Health stocks have faced strong headwinds. The sluggish economy has caused patients to postpone elective surgery, while pharmaceutical companies have been hurt by healthcare reform and expirations of patents on blockbuster drugs. Should you avoid health stocks? No, said Morningstar health analyst Alex Morozov, who spoke recently at Morningstar’s ETF investment conference in Chicago. The valuations look compelling, and many companies should report solid earnings growth, he said.
During the past decade, the average price-earnings ratio for big pharmaceutical stocks was 15. But since the financial crisis softened demand for health services, the multiple has dipped to 10. Morozov argued that the multiple should recover to 12.5 as the economy revives and a new generation of drugs comes to market.
Some blue-chip stocks have been especially hard hit by patent concerns. When patents expire, blockbuster drugs are replaced by cheap generics. Blockbusters that will soon lose patent protection include AstraZeneca’s Crestor cholesterol medication and Merck’s asthma treatment Singulair. “It is unprecedented for this many products to come off patent,” said Morozov.
The problem is particularly worrisome because the U.S. Food and Drug Administration has become more cautious about approving new medications. Since Merck was forced to withdraw Vioxx from the market in 2004, the FDA has tightened its standards and granted fewer patents. “Now the review process takes longer, and drugs are rejected more frequently,” said Morozov.
While the FDA is not likely to change its philosophy any time soon, the drug companies are developing approaches that should help to boost profits, said Morningstar analyst Damien Conover. First the companies have been cutting costs, reducing marketing efforts and laying off thousands of employees. In addition, the pharmaceutical giants have altered their research efforts. Instead of developing me-too drugs that can treat common problems such as high blood pressure, the scientists are focusing on niches that have been underserved. The FDA is more likely to approve such unique therapies because they are badly needed by certain patients, said Conover. In the next several years, revenues from niche products should replace much of the sales that will be lost from patent expirations. Pharmaceutical stocks should also get a boost from growing sales in the emerging markets. While emerging markets accounted for 5% of industry sales five years ago, the figure should climb to 20% by 2015.
To participate in the industry turnaround, the Morningstar analysts recommend pharmaceutical giants, including Abbott Laboratories (ABT), Johnson & Johnson (JNJ), and Novartis (NVS). Conover said that some of the best bargains include smaller biotechnology companies, which were pummeled when the markets turned down in July and August. To own those, he suggests First Trust NYSE Arca Biotech (FBT), an ETF that holds a roughly equal weighting of 20 names. A less attractive option is iShares Nasdaq Biotechnology Index (IBB). That fund is large and liquid, but it emphasizes big stocks that are not the best bargains.

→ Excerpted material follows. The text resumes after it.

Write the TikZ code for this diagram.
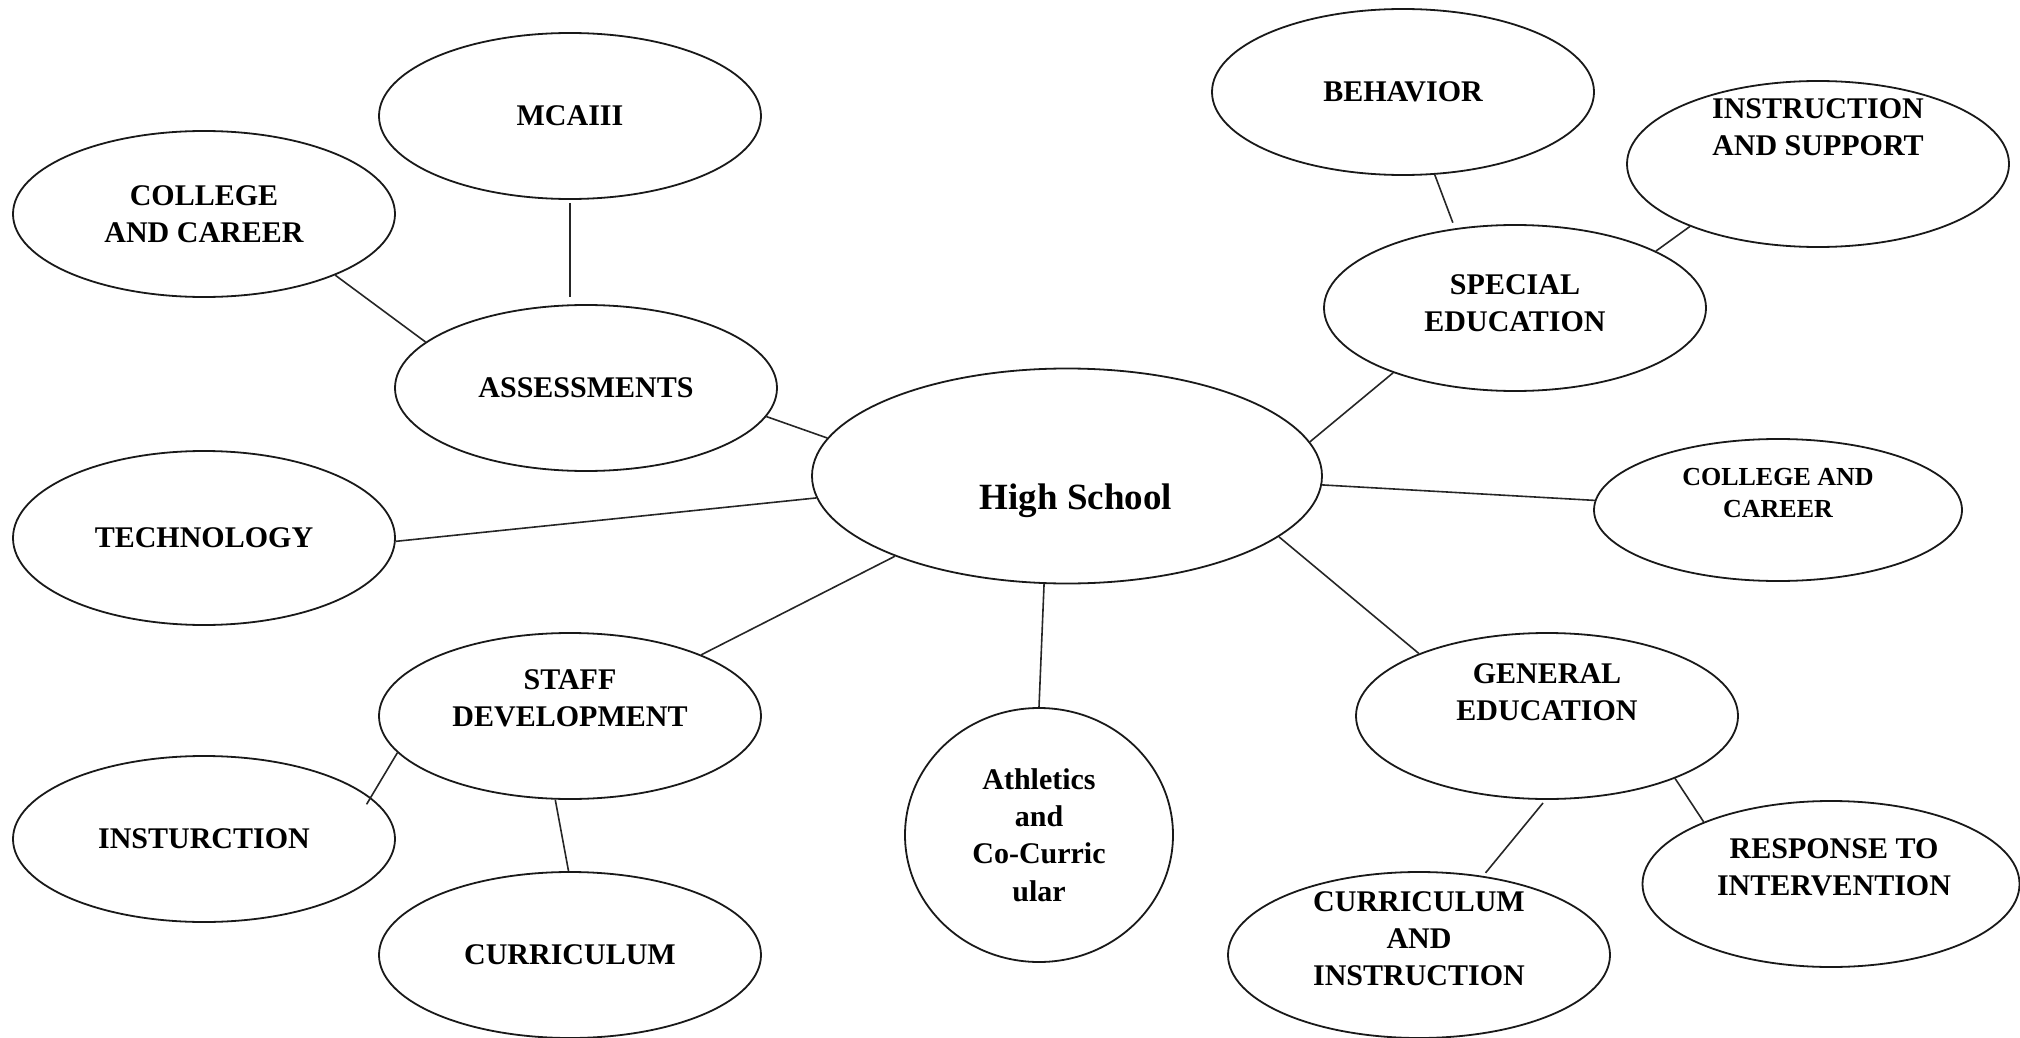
\documentclass[tikz,border=0pt]{standalone}
\usepackage{fontspec}
\setmainfont{Liberation Serif}
\usetikzlibrary{shapes.geometric}
\begin{document}
\begin{tikzpicture}[x=0.5pt,y=-0.5pt,
  bub/.style={ellipse, draw=black!90, line width=0.9pt, inner sep=0pt,
    minimum width=191pt, minimum height=83pt,
    font=\fontsize{15}{18.6}\selectfont\bfseries, align=center},
  txt/.style={inner sep=0pt, font=\fontsize{15}{18.6}\selectfont\bfseries, align=center},
  link/.style={draw=black!85, line width=0.8pt}]
\useasboundingbox (0,0) rectangle (2020,1038);

% left side
\node[bub] (mca) at (570,116) {MCAIII};
\node[bub] (ccl) at (204,214) {COLLEGE\\AND CAREER};
\node[bub] (ass) at (586,388) {ASSESSMENTS};
\node[bub, minimum height=87pt] (tech) at (204,538) {TECHNOLOGY};
\node[bub] (sd) at (570,716) {};
\node[txt] (sdt) at (570,698) {STAFF\\DEVELOPMENT};
\node[bub] (ins) at (204,839) {INSTURCTION};
\node[bub] (cur) at (570,955) {CURRICULUM};

% centre
\node[bub, minimum width=255pt, minimum height=107.5pt] (hs) at (1067,476) {};
\node[txt, font=\fontsize{18.5}{22}\selectfont\bfseries] (hst) at (1076,501) {High School};
\node[bub, minimum width=134pt, minimum height=127pt] (ath) at (1039,835) {Athletics\\and\\Co-Curric\\ular};

% right side
\node[bub] (beh) at (1403,92) {BEHAVIOR};
\node[bub] (is) at (1818,164) {};
\node[txt] (ist) at (1818,127) {INSTRUCTION\\AND SUPPORT};
\node[bub] (se) at (1515,308) {};
\node[txt] (set) at (1515,303) {SPECIAL\\EDUCATION};
\node[bub, minimum width=184pt, minimum height=71pt] (ccr) at (1778,510) {};
\node[txt, font=\fontsize{13}{16}\selectfont\bfseries] (ccrt) at (1778,493) {COLLEGE AND\\CAREER};
\node[bub] (ge) at (1547,716) {};
\node[txt] (get) at (1547,692) {GENERAL\\EDUCATION};
\node[bub] (ci) at (1419,955) {};
\node[txt] (cit) at (1419,939) {CURRICULUM\\AND\\INSTRUCTION};
\node[bub, minimum width=188.5pt] (rti) at (1831,884) {};
\node[txt] (rtit) at (1834,867) {RESPONSE TO\\INTERVENTION};

% connectors
\draw[link, shorten <=1.5pt, shorten >=3.5pt] (mca.south) -- (mca.south |- ass.north);
\draw[link] (ccl.-25) -- (ass.164.5);
\draw[link] (ass.-9) -- (hs.171);
\draw[link] (tech.-1) -- (hs.185);
\draw[link] (sd.25) -- (hs.205);
\draw[link] (hs.-102) -- (ath.north);
\draw[link] (hs.-16) -- (ge.154.5);
\draw[link] (hs.-2.7) -- (ccr.177);
\draw[link] (hs.8.7) -- (se.208.7);
\draw[link, shorten >=3pt] (beh.-69) -- (se.127);
\draw[link] (is.206) -- (se.22);
\draw[link, shorten >=-4pt] (sd.192) -- (ins.14.4);
\draw[link] (sd.-100) -- (cur.91);
\draw[link, shorten <=2pt, shorten >=2pt] (ge.-91) -- (ci.51);
\draw[link] (ge.-26.6) -- (rti.154.5);
\end{tikzpicture}
\end{document}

While the recession slowed the increase in healthcare spending, the growth rate should soon resume climbing. According to the Center for Medicare and Medicaid Services, healthcare spending grew at an annual rate of 3.9% in 2010, the smallest increase in five decades. Spending was slowed because the number of insured people dropped by 4% during the recession as companies laid off workers and eliminated benefits. But as the economy recovers, health expenditures should revive. The Center for Medicare and Medicaid Services says that expenditures will climb at an annual rate of 5.8% through 2020.
The slowdown in spending has hurt makers of medical devices. Unable to cover out-of-pocket expenses, patients have postponed hip and knee replacements. But Conover argued that aging patients will eventually resume paying for the procedures. “The alternative to surgery is taking a lot of painkillers or using a wheelchair,” he said.
He recommends such as device makers as Stryker (SYK) and Zimmer Holdings (ZMH). Those companies dominate their niches and have long histories of increasing profits.
While many investors have worried that health reform would hurt pharmaceutical companies, Conover said that the new legislation could have little effect on the industry’s long-term outlook. After the legislation passed in March 2010, some companies announced that their earnings for the year would be 2% to 5% lower than expected.
The decline occurred because the legislation requires pharmaceutical makers to pay fees that support the drug programs of Medicare and Medicaid. While the industry faces increased costs, those should largely be offset by the greater revenues that will be recorded when 30 million new people obtain health insurance in 2014, Conover said.
What happens if the Supreme Court strikes down the health legislation’s requirement that everyone must buy health insurance? The number of insured will not increase by much, and the legislation will hurt pharmaceutical earnings by 2% annually, said Conover. But the small earnings decline will not prevent the industry from prospering in coming years.